From Sweden Green Building Council:
The International WELL Building Institute
(IWBI ) and Sweden Green Building Council today announced their intent to collaborate on the advancement of practices that improve human health and well-being in buildings and communities. The goal is to promote the successful adoption of IWBI’s WELL Building Standard (WELL), a performance-based system for measuring, certifying, and monitoring features of the built environment that impact the health and well-being of the people who live, work, and learn in the buildings.
“Sweden has long been at the forefront of sustainable practices that save energy, improve indoor air quality and reduce hazardous chemicals and emissions,” said Bengt Wånggren, CEO, Sweden Green Building Council. “We think WELL provides us a pathway to continue this leadership and expand our work to focus specifically on human health.”

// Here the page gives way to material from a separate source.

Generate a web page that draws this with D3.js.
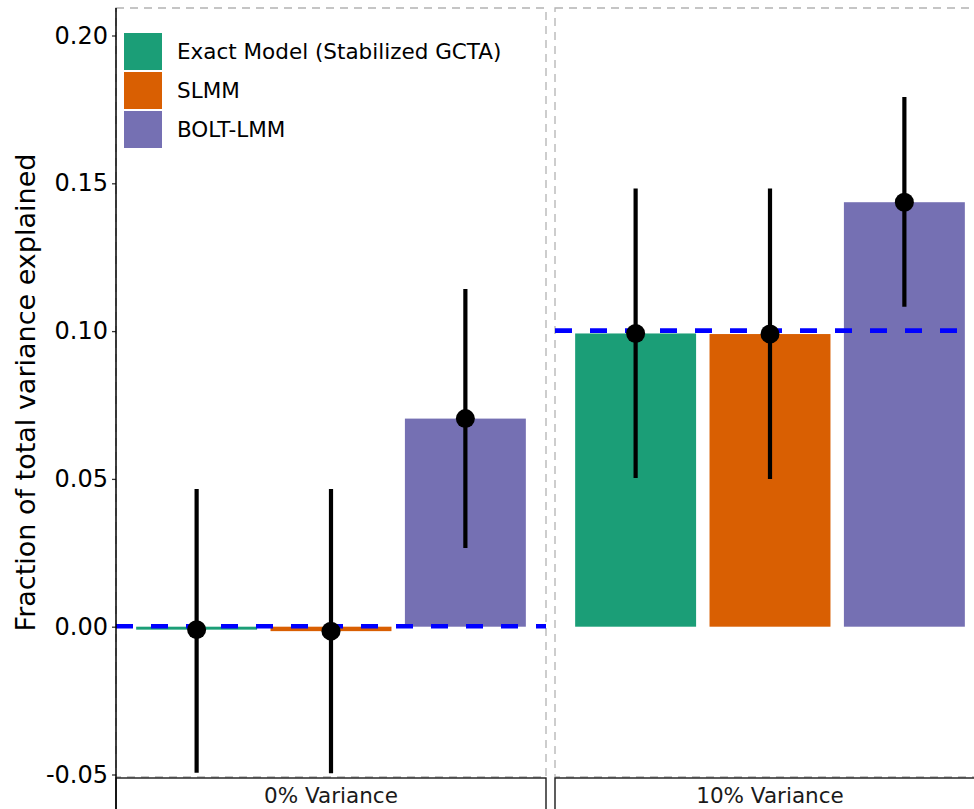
<!DOCTYPE html>
<html>
<head>
<meta charset="utf-8">
<script src="https://cdn.jsdelivr.net/npm/d3@7"></script>
<style>
  body { margin: 0; background: #fff; }
  svg { display: block; font-family: "DejaVu Sans", sans-serif; }
</style>
</head>
<body>
<div id="chart"></div>
<script>
// data
const methods = ["Exact Model (Stabilized GCTA)", "SLMM", "BOLT-LMM"];
const colors = ["#1B9E77", "#D95F02", "#7570B3"];
const panels = ["0% Variance", "10% Variance"];
const truth = [0, 0.1];
const estimate0 = [-0.0010, -0.0015, 0.0704];
const lower0 = [-0.0494, -0.0496, 0.0266];
const upper0 = [0.0466, 0.0466, 0.1142];
const estimate10 = [0.0992, 0.0990, 0.1436];
const lower10 = [0.0503, 0.0500, 0.1082];
const upper10 = [0.1482, 0.1482, 0.1792];
const yTicks = [-0.05, 0, 0.05, 0.10, 0.15, 0.20];

const estimates = [estimate0, estimate10];
const lowers = [lower0, lower10];
const uppers = [upper0, upper10];

const W = 974, H = 809;
const panelTop = 8, panelBottom = 777;
const panelW = 430;
const panelLefts = [116, 555];

const svg = d3.select("#chart").append("svg").attr("width", W).attr("height", H);

const y = d3.scaleLinear().domain([-0.05, 0.20]).range([774.5, 35.5]);

panels.forEach((p, pi) => {
  const x0 = panelLefts[pi];
  const x = d3.scaleBand().domain(methods).range([x0, x0 + panelW])
    .paddingInner(0.1).paddingOuter(0.15);
  const g = svg.append("g");

  // panel border (dashed grey)
  g.append("rect")
    .attr("x", x0).attr("y", panelTop)
    .attr("width", panelW).attr("height", panelBottom - panelTop)
    .attr("fill", "none").attr("stroke", "#b3b3b3")
    .attr("stroke-width", 1.3).attr("stroke-dasharray", "8,6");

  const rows = methods.map((m, i) => ({
    m, c: colors[i], est: estimates[pi][i], lo: lowers[pi][i], hi: uppers[pi][i]
  }));

  // bars
  g.selectAll("rect.bar").data(rows).join("rect")
    .attr("class", "bar")
    .attr("x", d => x(d.m))
    .attr("width", x.bandwidth())
    .attr("y", d => Math.min(y(d.est), y(0)))
    .attr("height", d => Math.max(Math.abs(y(d.est) - y(0)), 2.5))
    .attr("fill", d => d.c);

  // truth line
  g.append("line")
    .attr("x1", x0).attr("x2", x0 + panelW)
    .attr("y1", y(truth[pi]) - 0.5).attr("y2", y(truth[pi]) - 0.5)
    .attr("stroke", "#0000FF").attr("stroke-width", 4.6)
    .attr("stroke-dasharray", "17,18");

  // error bars
  g.selectAll("line.err").data(rows).join("line")
    .attr("class", "err")
    .attr("x1", d => x(d.m) + x.bandwidth() / 2)
    .attr("x2", d => x(d.m) + x.bandwidth() / 2)
    .attr("y1", d => y(d.lo)).attr("y2", d => y(d.hi))
    .attr("stroke", "#000").attr("stroke-width", 4.2);

  // points
  g.selectAll("circle").data(rows).join("circle")
    .attr("cx", d => x(d.m) + x.bandwidth() / 2)
    .attr("cy", d => y(d.est))
    .attr("r", 9.5).attr("fill", "#000");

  // strip
  g.append("rect")
    .attr("x", x0).attr("y", panelBottom + 1)
    .attr("width", panelW).attr("height", 40)
    .attr("fill", "#fff").attr("stroke", "#1a1a1a").attr("stroke-width", 1.4);
  g.append("text")
    .attr("x", x0 + panelW / 2).attr("y", 803)
    .attr("text-anchor", "middle")
    .attr("font-size", 21.5).attr("fill", "#1a1a1a")
    .text(p);
});

// y axis
const yAxis = svg.append("g")
  .attr("transform", `translate(${panelLefts[0]},0)`)
  .call(d3.axisLeft(y).tickValues(yTicks).tickSize(4).tickPadding(4)
    .tickFormat(d => d3.format(".2f")(d).replace("\u2212", "-")));
yAxis.select(".domain").remove();
yAxis.selectAll(".tick line").attr("stroke", "#333").attr("stroke-width", 1.3);
yAxis.selectAll(".tick text").attr("font-size", 24).attr("fill", "#000")
  .attr("font-family", "DejaVu Sans");
svg.append("line")
  .attr("x1", panelLefts[0]).attr("x2", panelLefts[0])
  .attr("y1", panelTop).attr("y2", H)
  .attr("stroke", "#000").attr("stroke-width", 1.5);

// y title
svg.append("text")
  .attr("transform", `translate(35,${(panelTop + panelBottom) / 2}) rotate(-90)`)
  .attr("text-anchor", "middle")
  .attr("font-size", 27).attr("fill", "#000")
  .text("Fraction of total variance explained");

// legend
const legend = svg.append("g");
methods.forEach((m, i) => {
  const cy = 51.5 + i * 39;
  legend.append("rect")
    .attr("x", 124).attr("y", cy - 18.5)
    .attr("width", 38).attr("height", 37)
    .attr("fill", colors[i]);
  legend.append("text")
    .attr("x", 177).attr("y", cy).attr("dy", "0.36em")
    .attr("font-size", 21.5).attr("fill", "#000")
    .text(m);
});
</script>
</body>
</html>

WELL is the first building standard focused exclusively on the health and well-being of building occupants. WELL is grounded in evidence-based research that demonstrates the connection between the buildings where we spend more than 90 percent of our time and health and wellness impacts on us as occupants. WELL complements green building rating programs such as LEED, Three Star and BREEAM, and is third-party certified by Green Business Certification, Inc.—the same body that administers 10+ billion square feet of LEED buildings globally. To date, WELL has enrolled more than 350 building projects in 28 countries, encompassing over 73 million square feet.
“WELL is a powerful tool, and we are excited about the prospects of extending its immediate and measurable impact in the Swedish real estate market,” said IWBI Chairman and CEO Rick Fedrizzi. “We know that every market has unique challenges, but a single global standard that has a mechanism for flexibility and adaptation without reducing rigor or compromising on the elements that are common across geographies is an effective and cost efficient approach, and we look forward to working with SGBC to advance its use in Sweden.”